[foreign] Mesuring downcall stub performance

Sat Feb 5 17:01:07 UTC 2022

Hello, I'm trying to understand the overhead of calling a downcall stub
generated by jextract.

The source I'm using can be found on
https://github.com/cmuramoto/test-jextract

Basically, I have the following piece of code

MemorySegment data = loadFile(); // mmaps a text file with keywords, 1 per
line (\n = separator)
MemorySegment trie = loadTrie(); // mmaps a trie data structure that maps
string->int

The trie is a contiguous array of pairs (int, int), which are fetched using

int base(MemorySegment ms,long offset) {
  return ms.get(JAVA_INT, offset<<3);
}

int check(MemorySegment ms,long offset) {
  return ms.get(JAVA_INT, 4L + ( offset<<3));
}

And the lookup method is as follows

// finds the value associated with the key data.slice(pos, end - pos)
long lookup(MemorySegment trie, MemorySegment data, int pos, int end){
  var from = 0L;
  var to = 0L;

while (pos < end) {
to = ((long)(base(trie, from))) ^ (data.get(JAVA_BYTE,pos) & 0xFF);
if(check(trie, to) != from) {
return ABSENT; // 1L<<33
}
from = to;
pos++;
}

to = base(trie, from);
var check = check(trie, to);

  if (check != i32(from)) {
    return NO_VALUE; // 1L << 32
  }
  return base(array, to);
}

Running this code on a file with ~10 million lines with a fully populated
trie (so that every lookup succeeds), I measured a peak throughput of
391ns/query.

This lookup code suffers from bounds checking (which are unnecessary given
how the trie constrains its 'jumps' from a previous to a current offset,
but the JVM can't possibly know about this) and using Unsafe directly gives
a pretty decent boost, but still can't match a C++ counterpart.

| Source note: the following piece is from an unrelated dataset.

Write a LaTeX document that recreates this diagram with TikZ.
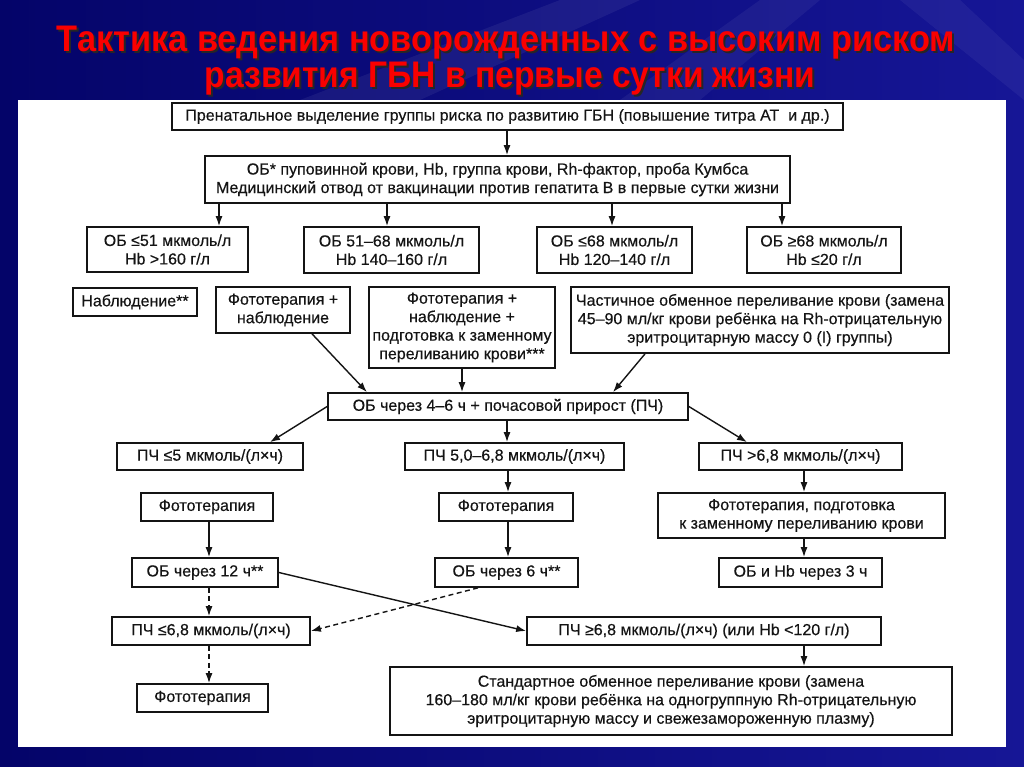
\documentclass[tikz,border=0pt]{standalone}
\usepackage{fontspec}
\setmainfont{Liberation Sans}
\newfontfamily\bodyfont[FakeBold=0.35]{Liberation Sans}
\newfontfamily\titlefont{Liberation Sans}
\usetikzlibrary{arrows.meta,calc}
\definecolor{bgdark}{RGB}{4,4,105}
\definecolor{bglight}{RGB}{22,22,150}
\definecolor{ink}{RGB}{20,20,20}
\definecolor{titlered}{RGB}{250,0,0}
\newcommand\ttlline[1]{\titlefont\bfseries\fontsize{37}{40}\selectfont #1}
\newcommand\bxn[6]{\node[bx, minimum width=#4, minimum height=#5] (#1) at (#2,#3) {#6};}
\begin{document}
\begin{tikzpicture}[x=1pt,y=-1pt,
  bx/.style={draw=ink, line width=1.7pt, fill=white, inner sep=0pt, align=center,
    text=ink, font=\bodyfont\fontsize{16}{18.5}\selectfont},
  arr/.style={-{Latex[length=10pt,width=7pt]}, line width=1.4pt, draw=ink},
  dsh/.style={arr, dash pattern=on 5pt off 3.5pt},
  ttl/.style={inner sep=0pt, anchor=base}]
\useasboundingbox (0,0) rectangle (1024,767);
% background
\shade[left color=bgdark, right color=bglight] (0,0) rectangle (1024,767);
\fill[white, opacity=0.06] (560,0) -- (640,0) -- (420,100) -- (300,100) -- cycle;
\fill[white, opacity=0.05] (760,0) -- (820,0) -- (700,100) -- (620,100) -- cycle;
\fill[white, opacity=0.05] (900,0) -- (960,0) -- (1024,60) -- (1024,100) -- cycle;
\fill[white] (18,100) rectangle (1006,747);
% title
\node[ttl, text=black!85] (t1s) at (508,54) {\resizebox{898pt}{\height}{\ttlline{Тактика ведения новорожденных с высоким риском}}};
\node[ttl, text=titlered] (t1) at (506,52) {\resizebox{898pt}{\height}{\ttlline{Тактика ведения новорожденных с высоким риском}}};
\node[ttl, text=black!85] (t2s) at (512,90) {\resizebox{610pt}{\height}{\ttlline{развития ГБН в первые сутки жизни}}};
\node[ttl, text=titlered] (t2) at (510,88) {\resizebox{610pt}{\height}{\ttlline{развития ГБН в первые сутки жизни}}};
% boxes
\bxn{pren}{507.5}{116.5}{671pt}{27pt}{Пренатальное выделение группы риска по развитию ГБН (повышение титра АТ\ \ и др.)}
\bxn{ob}{497.5}{179.5}{585pt}{47pt}{ОБ* пуповинной крови, Hb, группа крови, Rh-фактор, проба Кумбса\\Медицинский отвод от вакцинации против гепатита В в первые сутки жизни}
\bxn{A}{167.5}{249.5}{161pt}{45pt}{ОБ ≤51 мкмоль/л\\Hb >160 г/л}
\bxn{B}{391.5}{250}{175pt}{46pt}{ОБ 51–68 мкмоль/л\\Hb 140–160 г/л}
\bxn{C}{614.5}{250}{155pt}{46pt}{ОБ ≤68 мкмоль/л\\Hb 120–140 г/л}
\bxn{D}{824}{250}{154pt}{46pt}{ОБ ≥68 мкмоль/л\\Hb ≤20 г/л}
\bxn{nabl}{135}{302}{124pt}{28pt}{Наблюдение**}
\bxn{fotoa}{283}{310}{134pt}{46pt}{Фототерапия +\\наблюдение}
\bxn{fotob}{462}{327.5}{186pt}{81pt}{Фототерапия +\\наблюдение +\\подготовка к заменному\\переливанию крови***}
\bxn{chast}{760}{320}{378pt}{66pt}{Частичное обменное переливание крови (замена\\45–90 мл/кг крови ребёнка на Rh-отрицательную\\эритроцитарную массу 0 (I) группы)}
\bxn{obh}{508}{406.5}{360pt}{27pt}{ОБ через 4–6 ч + почасовой прирост (ПЧ)}
\bxn{pcha}{210}{456.5}{186pt}{27pt}{ПЧ ≤5 мкмоль/(л×ч)}
\bxn{pchb}{514.5}{456.5}{219pt}{27pt}{ПЧ 5,0–6,8 мкмоль/(л×ч)}
\bxn{pchc}{800.5}{456.5}{203pt}{27pt}{ПЧ >6,8 мкмоль/(л×ч)}
\bxn{fotoL}{207}{507}{132pt}{28pt}{Фототерапия}
\bxn{fotoM}{506}{507}{134pt}{28pt}{Фототерапия}
\bxn{fotoR}{801.5}{515.5}{287pt}{45pt}{Фототерапия, подготовка\\к заменному переливанию крови}
\bxn{obtw}{205}{572.5}{146pt}{29pt}{ОБ через 12 ч**}
\bxn{obsix}{506.5}{572.5}{143pt}{29pt}{ОБ через 6 ч**}
\bxn{obthr}{800.5}{572.5}{163pt}{29pt}{ОБ и Hb через 3 ч}
\bxn{pchle}{211}{631}{198pt}{28pt}{ПЧ ≤6,8 мкмоль/(л×ч)}
\bxn{pchge}{704}{631}{354pt}{28pt}{ПЧ ≥6,8 мкмоль/(л×ч) (или Hb <120 г/л)}
\bxn{std}{671}{701}{562pt}{68pt}{Стандартное обменное переливание крови (замена\\160–180 мл/кг крови ребёнка на одногруппную Rh-отрицательную\\эритроцитарную массу и свежезамороженную плазму)}
\bxn{fotoB}{202.5}{698}{131pt}{28pt}{Фототерапия}
% columns
\coordinate (c0) at (507,0);
\coordinate (ca) at (219,0);
\coordinate (cb) at (387,0);
\coordinate (cc) at (612,0);
\coordinate (cd) at (782,0);
\coordinate (cL) at (209,0);
\coordinate (cM) at (508,0);
\coordinate (cR) at (804,0);
% connectors
\draw[arr] (c0 |- pren.south) -- (c0 |- ob.north);
\draw[arr] (ca |- ob.south) -- (ca |- A.north);
\draw[arr] (cb |- ob.south) -- (cb |- B.north);
\draw[arr] (cc |- ob.south) -- (cc |- C.north);
\draw[arr] (cd |- ob.south) -- (cd |- D.north);
\draw[arr] ([xshift=29pt]fotoa.south) -- ([xshift=-141pt]obh.north);
\draw[arr] (fotob.south) -- (fotob.south |- obh.north);
\draw[arr] ([xshift=-115pt]chast.south) -- ([xshift=105pt]obh.north);
\draw[arr] (obh.west) -- ([xshift=60pt]pcha.north);
\draw[arr] (c0 |- obh.south) -- (c0 |- pchb.north);
\draw[arr] (obh.east) -- ([xshift=-53.5pt]pchc.north);
\draw[arr] (cM |- pchb.south) -- (cM |- fotoM.north);
\draw[arr] (cL |- fotoL.south) -- (cL |- obtw.north);
\draw[arr] (cM |- fotoM.south) -- (cM |- obsix.north);
\draw[arr] (cR |- pchc.south) -- (cR |- fotoR.north);
\draw[arr] (cR |- fotoR.south) -- (cR |- obthr.north);
\draw[arr] (obtw.east) -- (pchge.west);
\draw[dsh] (cL |- obtw.south) -- (cL |- pchle.north);
\draw[dsh] ([xshift=-28.5pt]obsix.south) -- (pchle.east);
\draw[dsh] (cL |- pchle.south) -- (cL |- fotoB.north);
\draw[arr] (cR |- pchge.south) -- (cR |- std.north);
\end{tikzpicture}
\end{document}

Based on the lookup code, I created an assembly version that receives the
segment's raw addresses and the length of the string, compiled it with
nasm, and created a shared library with ld:

nasm -felf64 trie.asm -o trie.o
ld -z noexecstack -shared trie.o -o libtrie.so

Then generated the stubs with jextract:

jextract -t trie.asm --source -ltrie trie.h

trie.h declares de lookup function and a noop ( xor rax, rax ret) which I
used as a baseline to measure a 3-arg call overhead, which in my
environment is about ~18ns/call.

A compiled C++ code linked against libtrie.so manages to achieve
~210ns/query.

My naive expectation was that on the Java side I would get, roughly, C
throughput + 20ns ≃ 230ns/call, but so far I have the following:

(best out of 10 loops)
jdk-17 branch
-native - 288 ns/query
-unsafe - 282 ns/query

jdk-19 branch
-native - 372 ns/query
-memory-segments - 391 ns/query
-unsafe - 317 ns/query

I did not use JMH, but the tests were executed with EpsilonGC and the hot
paths are allocation-free.

So I wonder, on the JVM side, is there any difference in the intrinsic call
overhead when invoking a noop vs a real function (both with the same type
of arguments)? If not, how can I profile the culprit? I tried
async-profiler but the flame graph seems dominated by the assembly labels
of libtrie.so (especially the inc3)

Is the ~30% degradation of jdk-19 when compared to jdk-17 expected?

Cheers!